What Good Duct Cleaning Looks Like From My Side of the Hose
A lot of homeowners have heard the pitch for duct cleaning so many times that they stop trusting anyone who mentions it. I get that. I have seen rushed jobs where someone pops off a few covers, waves a vacuum around for an hour, and calls it a full service. That is not how I work, and it is not what I would want in my own house.
When a homeowner asks me where to start comparing local options, I tell them to look at service details like access methods, cleaning sequence, and whether the company explains return and supply lines separately, and one example people can review is Chestermere duct cleaning by The Duct Stories. I say that because clear information usually tells me the company expects informed customers, not impulse bookings. If a business cannot explain what happens at the trunk lines, the branch runs, and the blower area, I start to wonder what is being skipped. That skepticism has served me well.
From my perspective, a proper job has a rhythm to it. I want negative pressure established first, I want each run addressed with intent, and I want to see what is happening at the main lines rather than pretending the register openings tell the whole story. Small branch lines can hide a surprising amount of material, but the heavier accumulation often sits where airflow slows down. That is one reason I spend so much time at the larger sections.
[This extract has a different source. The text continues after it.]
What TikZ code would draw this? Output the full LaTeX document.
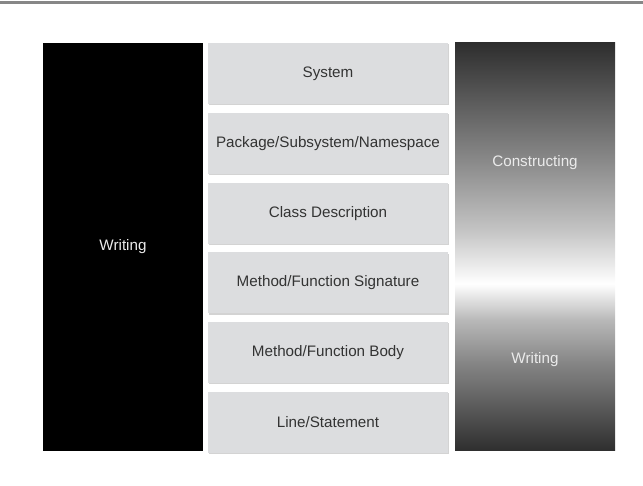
\documentclass[tikz,border=0pt]{standalone}
\usepackage{fontspec}
\setmainfont{Liberation Sans}
\usetikzlibrary{positioning,shadows}

\definecolor{layergray}{HTML}{DCDDDF}
\definecolor{textgray}{HTML}{333333}
\definecolor{rulegray}{HTML}{878787}
\definecolor{fadedark}{HTML}{2E2E2E}

% light band in the lower middle of the right column
\pgfdeclareverticalshading{fadeband}{100bp}{
  color(0bp)=(fadedark); color(25bp)=(fadedark);
  color(36bp)=(black!47); color(41bp)=(black!28);
  color(45.5bp)=(white); color(52bp)=(black!23);
  color(60.5bp)=(black!46); color(75bp)=(fadedark);
  color(100bp)=(fadedark)}

\tikzset{
  layer/.style={fill=layergray, minimum width=240pt, minimum height=61pt,
    inner sep=0pt, text=textgray, font=\fontsize{15.2}{18}\selectfont,
    drop shadow={shadow xshift=0.6pt, shadow yshift=-1.2pt, opacity=0.35}},
  column/.style={minimum width=160pt, minimum height=408pt, inner sep=0pt},
  coltext/.style={text=white!92!black, font=\fontsize{15.2}{18}\selectfont}
}

\begin{document}
\begin{tikzpicture}[x=1pt, y=1pt]
  \useasboundingbox (0,0) rectangle (643,486);

  % Rule at the top
  \draw[rulegray, line width=2.5pt] (0,483.5) -- (643,483.5);

  % Left column
  \node[column, fill=black] (writecol) at (123,239) {};
  \node[coltext] (writelbl) at (writecol.center) {Writing};

  % Layers in the middle
  \node[layer] (system) at (328,412.5) {System};
  \node[layer, below=8.4pt of system] (package) {Package/Subsystem/Namespace};
  \node[layer, below=8.4pt of package] (class) {Class Description};
  \node[layer, below=8.4pt of class] (signature) {Method/Function Signature};
  \node[layer, below=8.4pt of signature] (body) {Method/Function Body};
  \node[layer, below=8.4pt of body] (line) {Line/Statement};

  % Right column with fade
  \node[column, shading=fadeband] (fadecol) at (535,239) {};
  \node[coltext] (constrlbl) at (535,323) {Constructing};
  \node[coltext] (writelbl2) at (535,126) {Writing};
\end{tikzpicture}
\end{document}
I pay close attention to returns because that is where a lot of the everyday life of the house shows up. Supply vents get noticed because they blow air into rooms, but returns often carry the real evidence. I have pulled out pet fur, renovation grit, toy crumbs, and the fine gray dust that builds up over two heating seasons. Some of it looks harmless until you see the volume in one pile.
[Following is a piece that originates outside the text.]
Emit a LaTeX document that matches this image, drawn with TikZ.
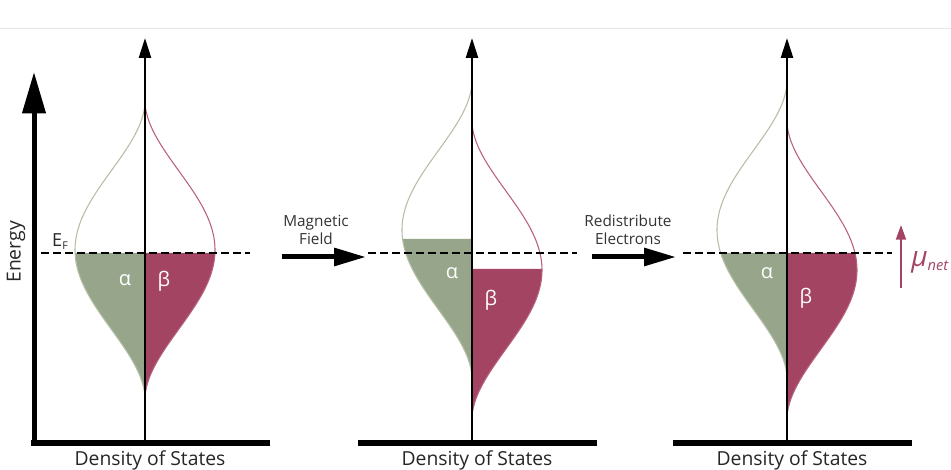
\documentclass[tikz,border=0pt]{standalone}
\usepackage{fontspec}
\setmainfont{Open Sans}
\definecolor{dosGreen}{HTML}{97A68A}
\definecolor{dosMagenta}{HTML}{A34463}
\definecolor{dosGreenLine}{HTML}{B3BEA6}
\definecolor{dosMagentaLine}{HTML}{B8607E}
\definecolor{pageRule}{HTML}{E6E6E6}
\usetikzlibrary{arrows.meta}

\tikzset{
  energy arrow/.style={line width=3.75pt, -{Triangle[length=31pt, width=17pt]}},
  axis arrow/.style={line width=1.9pt, -{Triangle[length=15pt, width=9pt]}},
  field arrow/.style={line width=3.75pt, -{Triangle[length=24pt, width=13pt]}},
  moment arrow/.style={line width=1.4pt, dosMagenta, -{Triangle[length=11pt, width=7.5pt]}},
  fermi line/.style={line width=1.4pt, dash pattern=on 6pt off 3pt},
  axis label/.style={font=\fontsize{14.5}{16}\selectfont, text=black!85},
  step label/.style={font=\fontsize{11.5}{13.5}\selectfont, align=center, text=black!80},
  spin label/.style={font=\fontsize{15}{15}\selectfont, text=white},
}

\begin{document}
\begin{tikzpicture}[x=0.75pt, y=-0.75pt,
    declare function={dosw(\t)=70*pow(cos(\t*90/148),1.8);}]
  \useasboundingbox (0,0) rectangle (951,470);

  % faint rule along the top
  \draw[pageRule, line width=0.75pt] (0,29) -- (951,29);

  % Energy axis
  \coordinate (energy base) at (34,445.5);
  \coordinate (energy tip) at (34,72);
  \draw[energy arrow] (energy base) -- (energy tip);
  \node[axis label, rotate=90] (energy) at (16,252) {Energy};
  \node[font=\fontsize{13.5}{13.5}\selectfont, text=black!85, anchor=base] (ef) at (60,247)
    {E{\fontsize{8}{8}\selectfont\raisebox{-0.45ex}{F}}};

  % Three density of states panels
  \foreach \cx/\ga/\gb/\oa/\ob/\ay/\by/\n in
      {145/250/250/3/3/280/281/1, 472/230/270/9/-1/273/300/2, 787/230/270/23/-17/273/298/3}{
    % filled states, alpha (left) and beta (right)
    \begin{scope}[shift={(\cx,\ga)}]
      \fill[dosGreen] (0,\oa) -- plot[domain=\oa:147, samples=70] ({-dosw(\x)},\x) -- cycle;
      \draw[dosGreenLine, line width=0.8pt] plot[domain=-147:147, samples=100] ({-dosw(\x)},\x);
    \end{scope}
    \begin{scope}[shift={(\cx,\gb)}]
      \fill[dosMagenta] (0,\ob) -- plot[domain=\ob:147, samples=70] ({dosw(\x)},\x) -- cycle;
      \draw[dosMagentaLine, line width=0.8pt] plot[domain=-147:147, samples=100] ({dosw(\x)},\x);
    \end{scope}

    % axes
    \coordinate (dos base \n) at (\cx,443);
    \coordinate (dos tip \n) at (\cx,38);
    \draw[axis arrow] (dos base \n) -- (dos tip \n);
    \draw[line width=4pt] (\cx-114,443) -- (\cx+125,443);

    % Fermi level
    \coordinate (ef left \n) at (\cx-104,253);
    \coordinate (ef right \n) at (\cx+105,253);
    \draw[fermi line] (ef left \n) -- (ef right \n);

    % Labels
    \node[spin label] (alpha \n) at (\cx-20,\ay) {α};
    \node[spin label] (beta \n) at (\cx+19,\by) {β};
    \node[axis label, anchor=base] (dos \n) at (\cx+5,466) {Density of States};
  }

  % Steps between panels
  \coordinate (field start) at (282,257);
  \coordinate (field end) at (366,257);
  \draw[field arrow] (field start) -- (field end);
  \node[step label] (field) at (316,230) {Magnetic\\Field};

  \coordinate (move start) at (592,257);
  \coordinate (move end) at (676,257);
  \draw[field arrow] (move start) -- (move end);
  \node[step label] (move) at (628,230) {Redistribute\\Electrons};

  % Net moment
  \coordinate (mu base) at (901,288);
  \coordinate (mu tip) at (901,225);
  \draw[moment arrow] (mu base) -- (mu tip);
  \node[anchor=base west, text=dosMagenta, inner sep=0pt] (mu) at (911,267)
    {\fontsize{21}{21}\selectfont\itshape μ\fontsize{11}{11}\selectfont\raisebox{-0.5ex}{net}};
\end{tikzpicture}
\end{document}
Equipment cleaning matters too, though I am careful not to oversell what duct cleaning can solve. If the blower compartment is dirty, or the evaporator area has visible contamination, that affects how the system moves air and how clean it stays afterward. Duct cleaning is not magic. It is maintenance, and good maintenance works best when the whole system gets honest attention.
Why Chestermere Homes Often Have Their Own Dust Pattern
Chestermere homes deal with a mix of suburban construction, open surroundings, and weather swings that can be rough on indoor air habits. Wind carries fine debris, garages bring in grit, and winter forces people to keep the house sealed up for long stretches. Once that cycle starts, the HVAC system becomes the collector for everything the household tracks in. You can change the filter on schedule and still end up with buildup where people are not looking.
I have noticed that homes near active development zones tend to load up faster, especially during dry months. Even if the windows stay shut, the traffic in and out of the house brings in a film of fine material that settles into returns and low wall registers. A customer last spring had just finished a backyard project and could not figure out why dust kept reappearing on dark furniture every few days. The answer was not dramatic, just familiar.
Lake-area humidity patterns can play a role as well, though people sometimes expect too much from that idea. Moisture does not automatically mean the ducts are full of serious problems, but it can change how odors linger and how dust clings to surfaces inside the system. I stay cautious with that topic because every house is different. I have seen one block where two nearly identical homes behaved nothing alike.
The layout of many larger family homes in the area adds another wrinkle. Open foyers, tall stairwells, and finished basements create pressure differences that can make one floor feel dusty while another seems fine. A 2,200 square foot house with two returns in the wrong spots will often tell on itself through uneven comfort before the dust becomes obvious. Those comfort complaints usually show up at the same visit.
What I Tell Homeowners After the Job Is Done
I try to leave people with plain advice, not a speech. First, I ask about the filter they are using, because too many homes still run cheap filters that fit loosely and let bypass happen around the frame. Then I talk about habits that matter more than people think, like vacuuming return grilles, keeping renovation dust contained, and checking vent covers after flooring work. Small habits can protect the money they just spent.
I also tell them what duct cleaning did not do. It did not rebuild worn equipment, fix poor duct design, or erase every source of dust in a busy house. If a bedroom is still stuffy after cleaning, I start thinking about balancing, closed dampers, furniture placement, or whether the return path is weak. People appreciate that kind of honesty because it gives them a real next step.
There is one question I hear almost every week. How often should this be done. My answer is always tied to the house, because a quiet condo and a detached home with pets, kids, and a recent basement reno do not live on the same schedule.
For many homes, I think in terms of life events rather than a rigid calendar. Move-ins, major renovations, adding pets, finishing a basement, or recovering from a long stretch of neglected filter changes are all good reasons to get the system looked at. I would rather see a homeowner book based on what the house has gone through than follow a random number they heard from a flyer. That usually leads to better timing and better expectations.
I still like seeing the moment when a homeowner looks into the collection box or the debris pile and finally connects the dots between the dust in the house and the system behind the walls. That moment is usually quiet. After enough years in this trade, I have learned that the best jobs are not the flashy ones. They are the ones where the house breathes a little easier, the owner understands what changed, and the next filter goes in the right way.